About the job
Full-time | Remote
About Fastino:
At Fastino, we are pioneering the future of Large Language Models (LLMs). Our team includes distinguished alumni from renowned institutions such as Google Research, Apple, Stanford, and Cambridge, united in our goal to create specialized and efficient AI solutions.
Our GLiNER family of open-source models has achieved over 5 million downloads and is currently utilized by industry giants like NVIDIA, Meta, and Airbnb.
We have successfully secured $25 million in seed funding, as highlighted by TechCrunch, with support from prominent investors like Microsoft, Khosla Ventures, Insight Partners, and the CEOs of Github and Docker.
Key Responsibilities:
Lead the innovation of high-performance agentic systems by designing and deploying solutions that utilize Fastino’s optimized model architectures to surpass conventional LLM benchmarks.
Collaborate closely with engineering teams to seamlessly transition research breakthroughs into scalable, low-latency applications for enterprise clients.
Engage in rapid prototyping of AI capabilities, continuously refining model accuracy and performance by analyzing real-world telemetry to align with developer standards.
Ensure the stability and efficiency of inference pipelines, proactively addressing scalability challenges to maintain consistent model performance under heavy operational demands.
Develop large-scale data strategies and fine-tuning methodologies to enhance the accuracy and domain-specific application of Fastino models.
Qualifications:
Minimum of 2 years of practical experience in AI/ML engineering roles.

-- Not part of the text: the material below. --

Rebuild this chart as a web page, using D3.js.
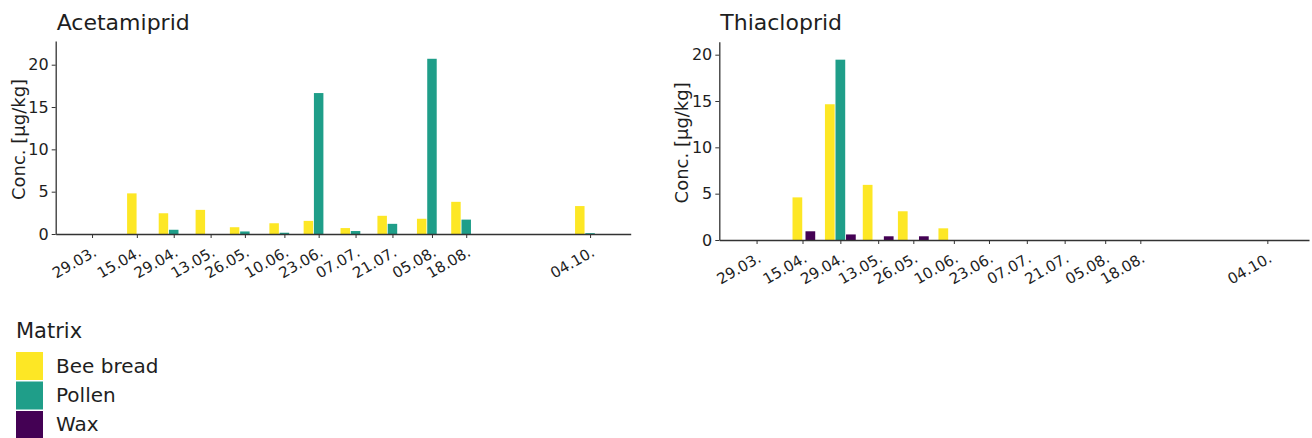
<!DOCTYPE html>
<html>
<head>
<meta charset="utf-8">
<script src="https://cdn.jsdelivr.net/npm/d3@7"></script>
<style>
    body { margin: 0; background: #fff; }
    svg text { font-family: "DejaVu Sans", sans-serif; fill: #1e1e1e; }
</style>
</head>
<body>
<svg id="chart" width="1312" height="438"></svg>
<script>
// sampling rounds (tick labels sit on the pollen dates)
var roundLabels = ["29.03.", "15.04.", "29.04.", "13.05.", "26.05.", "10.06.", "23.06.", "07.07.", "21.07.", "05.08.", "18.08.", "04.10."];
var pollenDates = ["2021-03-29", "2021-04-15", "2021-04-29", "2021-05-13", "2021-05-26", "2021-06-10", "2021-06-23", "2021-07-07", "2021-07-21", "2021-08-05", "2021-08-18", "2021-10-04"];
var beeBreadDates = ["2021-03-29", "2021-04-17", "2021-04-29", "2021-05-13", "2021-05-26", "2021-06-10", "2021-06-23", "2021-07-07", "2021-07-21", "2021-08-05", "2021-08-18", "2021-10-04"];
var waxDates = ["2021-03-29", "2021-04-14", "2021-04-29", "2021-05-13", "2021-05-26", "2021-06-10", "2021-06-23", "2021-07-07", "2021-07-21", "2021-08-05", "2021-08-18", "2021-10-04"];

// concentrations in µg/kg
var acetamipridBeeBread = [0, 4.8, 2.45, 2.85, 0.8, 1.27, 1.55, 0.7, 2.15, 1.8, 3.8, 3.3];
var acetamipridPollen = [0, 0, 0.5, 0, 0.3, 0.15, 16.65, 0.35, 1.2, 20.7, 1.7, 0.1];
var acetamipridWax = [0, 0, 0, 0, 0, 0, 0, 0, 0, 0, 0, 0];
var thiaclopridBeeBread = [0, 4.6, 14.65, 5.95, 3.1, 1.26, 0, 0, 0, 0, 0, 0];
var thiaclopridPollen = [0, 0, 19.46, 0, 0, 0, 0, 0, 0, 0, 0, 0];
var thiaclopridWax = [0, 0.94, 0.6, 0.4, 0.4, 0, 0, 0, 0, 0, 0, 0];

var matrices = ["Bee bread", "Pollen", "Wax"];
var matrixColors = ["#fde725", "#1f9e89", "#440154"];
var yTicks = [0, 5, 10, 15, 20];

var parseDate = d3.utcParse("%Y-%m-%d");
var DAY = 864e5;
var barWidthDays = 3.6;
var dodgeDays = 3.9;

var svg = d3.select("#chart");
svg.append("rect").attr("width", 1312).attr("height", 438).attr("fill", "#fff");

function drawPanel(p) {
    var x = d3.scaleUtc()
        .domain([new Date(Date.UTC(2021, 2, 15, 5)), new Date(Date.UTC(2021, 9, 19, 10))])
        .range([p.left, p.right]);
    var y = d3.scaleLinear()
        .domain([0, p.yMax])
        .range([p.bottom, p.top]);

    var series = [
        { dates: beeBreadDates, values: p.beeBread, shift: -dodgeDays },
        { dates: pollenDates, values: p.pollen, shift: 0 },
        { dates: waxDates, values: p.wax, shift: dodgeDays }
    ];

    var g = svg.append("g");

    series.forEach(function(s, k) {
        var bars = s.values.map(function(v, i) {
            var c = parseDate(s.dates[i]).getTime() + s.shift * DAY;
            return { x0: new Date(c - barWidthDays / 2 * DAY), x1: new Date(c + barWidthDays / 2 * DAY), v: v };
        }).filter(function(d) { return d.v > 0; });

        g.append("g").selectAll("rect")
            .data(bars)
            .enter().append("rect")
            .attr("x", function(d) { return x(d.x0); })
            .attr("width", function(d) { return x(d.x1) - x(d.x0); })
            .attr("y", function(d) { return y(d.v); })
            .attr("height", function(d) { return y(0) - y(d.v); })
            .attr("fill", matrixColors[k]);
    });

    var yAxis = g.append("g")
        .attr("transform", "translate(" + p.left + ",0)")
        .call(d3.axisLeft(y).tickValues(yTicks).tickSize(4).tickSizeOuter(0).tickPadding(3));
    yAxis.selectAll("text").style("font-size", "16px");

    var xAxis = g.append("g")
        .attr("transform", "translate(0," + p.bottom + ")")
        .call(d3.axisBottom(x)
            .tickValues(pollenDates.map(parseDate))
            .tickFormat(function(d, i) { return roundLabels[i]; })
            .tickSize(4).tickSizeOuter(0));
    xAxis.selectAll("text")
        .style("font-size", "15px")
        .attr("text-anchor", "end")
        .attr("dy", null)
        .attr("y", null)
        .attr("transform", "translate(5,21) rotate(-30)");

    g.selectAll(".domain").attr("stroke", "#333").attr("stroke-width", 1.3);
    g.selectAll(".tick line").attr("stroke", "#333");

    g.append("text")
        .attr("x", p.left + 1)
        .attr("y", 30)
        .style("font-size", "22px")
        .text(p.title);

    g.append("text")
        .attr("transform", "translate(" + (p.left - 31) + "," + ((p.top + p.bottom) / 2 + 2) + ") rotate(-90)")
        .attr("text-anchor", "middle")
        .style("font-size", "18px")
        .text("Conc. [µg/kg]");
}

drawPanel({
    title: "Acetamiprid", left: 55.7, right: 630.7, top: 41, bottom: 234, yMax: 22.8,
    beeBread: acetamipridBeeBread, pollen: acetamipridPollen, wax: acetamipridWax
});
drawPanel({
    title: "Thiacloprid", left: 719.3, right: 1309, top: 41.7, bottom: 240, yMax: 21.4,
    beeBread: thiaclopridBeeBread, pollen: thiaclopridPollen, wax: thiaclopridWax
});

// legend
var legend = svg.append("g").attr("transform", "translate(16,0)");
legend.append("text").attr("x", 0).attr("y", 338).style("font-size", "21px").text("Matrix");
matrices.forEach(function(m, i) {
    legend.append("rect")
        .attr("x", 0).attr("y", 352 + i * 29.5)
        .attr("width", 27).attr("height", 28)
        .attr("fill", matrixColors[i]);
    legend.append("text")
        .attr("x", 40).attr("y", 373 + i * 29)
        .style("font-size", "20px")
        .text(m);
});
</script>
</body>
</html>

Proven expertise with LLMs and a successful history of applying AI/ML methodologies to resolve complex, unstructured challenges.
Ability to work across the technology stack, from prompt engineering to Kubernetes deployment and API design.
Experience in building microservices that manage high-concurrency workloads is a plus.
Familiarity with GLiNER or similar information extraction architectures is preferred.